Изменить размер шрифта - +
Наши враги — фашисты, но они немцы. Сейчас все немецкое, все, что хоть как-то связано с ними…

— Не надо больше. — Она прижала прозрачные ладони к пепельным волосам.

— Пойми, Луиза. Я ведь думаю не о себе. Ты знаешь мое отношение…

— Не надо. Умоляю.

— Повторяю: я думаю не о себе. Но у нас взрослый сын, и все его будущее может быть поставлено под…

— Значит, ты… Ты хочешь, чтобы я…

Шамов молчал.

— Хорошо, я уеду. Сегодня же… — Она встала.

— Зачем так спешно? — выдавил он из себя — И куда?

— Куда-нибудь. Только помоги мне с билетом. Ты же знаешь: на вокзале все забито…

— А Вадим? Он ведь еще три недели будет в колхозе. Позвонить? Вызвать?

— Нет, нет. Ради бога, не надо. Так лучше. И ему и мне. Помоги мне собраться, Богдан.

На какое-то мгновение душа Шамова вдруг болезненно заныла от сострадания и любви к этой маленькой мужественной женщине, его жене.

Но он вовремя спохватился, вовремя одернул себя. Только на секунду зажмурился, спрятавшись от ее налитых болью глаз.

Он боялся взглянуть на жену. А она ничем не выдала своего волнения. Лишь руки дрожали, свертывая юбку, да в крохотной выемке под пепельным виском часто-часто пульсировала жилочка.

«Крепись, крепись», — подбадривал себя Богдан Данилович, отводя глаза от рук жены. Какая-то неведомая сила снова и снова притягивала его взгляд к прозрачным рукам, к беспомощно тонкой шее. Он заставлял себя подолгу смотреть на шляпку гвоздя в половице, на медную гирьку стенных часов. Эти проклятые ходики словно замерли. Тикают так, что в ушах звенит, а стрелки — ни с места. «Жди. Жди. Жди!» — приказывал он себе. И старые ходики, подхватив это слово, залопотали: «жди-жди-жди, жди-жди-жди». «Потом станет легче. Так всегда бывает. Пройдет. Все пройдет. Только выдержать. Не смотреть, не распускаться», — уговаривал он себя, сцепив зубы.

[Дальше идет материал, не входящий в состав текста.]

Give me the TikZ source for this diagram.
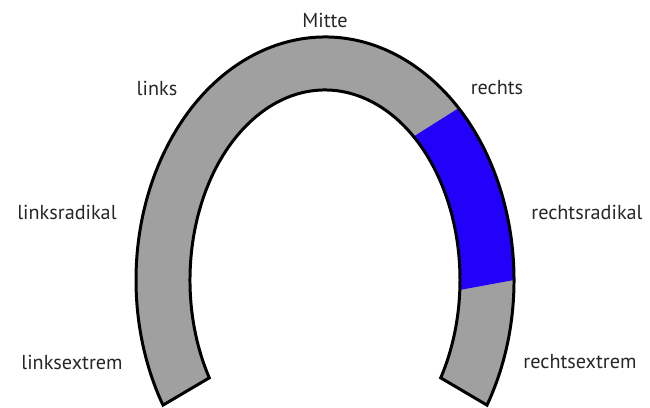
\documentclass[tikz,border=0pt]{standalone}
\usepackage{fontspec}
\setmainfont{PT Sans}
\definecolor{ringgray}{RGB}{160,160,160}
\definecolor{ringblue}{RGB}{35,0,250}
\begin{document}
\begin{tikzpicture}[x=0.02cm,y=0.02cm,
  lbl/.style={font=\fontsize{11.5}{13}\selectfont, text=black!85}]
\useasboundingbox (0,0) rectangle (650,408);
\begin{scope}[shift={(325,128)}]
  \fill[ringgray] (-31:189 and 243) arc[start angle=-31, end angle=211, x radius=189, y radius=243]
    -- (211:135 and 190) arc[start angle=211, end angle=-31, x radius=135, y radius=190] -- cycle;
  \fill[ringblue] (45:189 and 243) arc[start angle=45, end angle=0, x radius=189, y radius=243]
    -- (-3:135 and 190) arc[start angle=-3, end angle=49, x radius=135, y radius=190] -- cycle;
  \draw[line width=1.7pt] (-31:189 and 243) arc[start angle=-31, end angle=211, x radius=189, y radius=243]
    -- (211:135 and 190) arc[start angle=211, end angle=-31, x radius=135, y radius=190] -- cycle;
\end{scope}
\node[lbl] (mitte) at (325,388) {Mitte};
\node[lbl] (links) at (157,320) {links};
\node[lbl] (rechts) at (497,320) {rechts};
\node[lbl] (linksradikal) at (67,196) {linksradikal};
\node[lbl] (rechtsradikal) at (587,196) {rechtsradikal};
\node[lbl] (linksextrem) at (72,46) {linksextrem};
\node[lbl] (rechtsextrem) at (580,46) {rechtsextrem};
\end{tikzpicture}
\end{document}
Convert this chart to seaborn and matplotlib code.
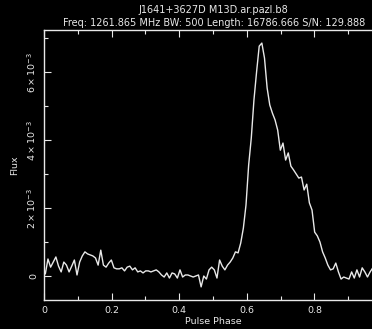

— Давай обедать, — сказала она.

Луиза налила по рюмке невесть откуда добытой настойки. Выпила первой. Отщипнула кусочек хлеба, медленно проглотила несколько ложек супу. Вскинула глаза на мужа. На мгновение их взгляды встретились, и Шамов увидел в глубине ее глаз тоску человека, обреченного на смерть. Он опустил голову. Луиза медленно, монотонно говорила:

— Все зимние вещи — носки и белье — в нижнем ящике комода. Вещи Вадима — в среднем. Я дала задаток соседке. Она обещала связать Вадиму свитер. Не забудьте его забрать. Отдашь ей еще четыреста рублей…

Она перечисляла, где что положено, что нужно сделать. Он слушал жену, не понимая. Ее слова казались ему крупными дождевыми каплями, которые уныло стучат по железной крыше над самой головой. Где-то он уже слышал этот монотонный, тревожащий душу шум осеннего дождя. «Симфония осени», — всплыли в сознании слова, и Шамов содрогнулся.

…Первый год после свадьбы молодые Шамовы прожили в крохотной комнатенке на чердаке. Луиза называла ее «наша голубятня». Там, в этой голубятне, Шамов впервые услышал, как воет ветер, как царапают стены деревья, как стучится в крышу унылый осенний дождь. Свернувшись клубком, Луиза крепко прижималась к нему и жарко шептала: «Как хорошо. Ты только послушай, какая волнующая симфония осени…»

Так вот откуда, из какой глубины вытащила память эти слова…

Богдан Данилович приподнял кулак, чтобы грохнуть им по столу и прокричать: «К черту все… к черту! Оставайся!» Но… не сделал этого. Домолчал, досидел, дождался, когда она поднялась.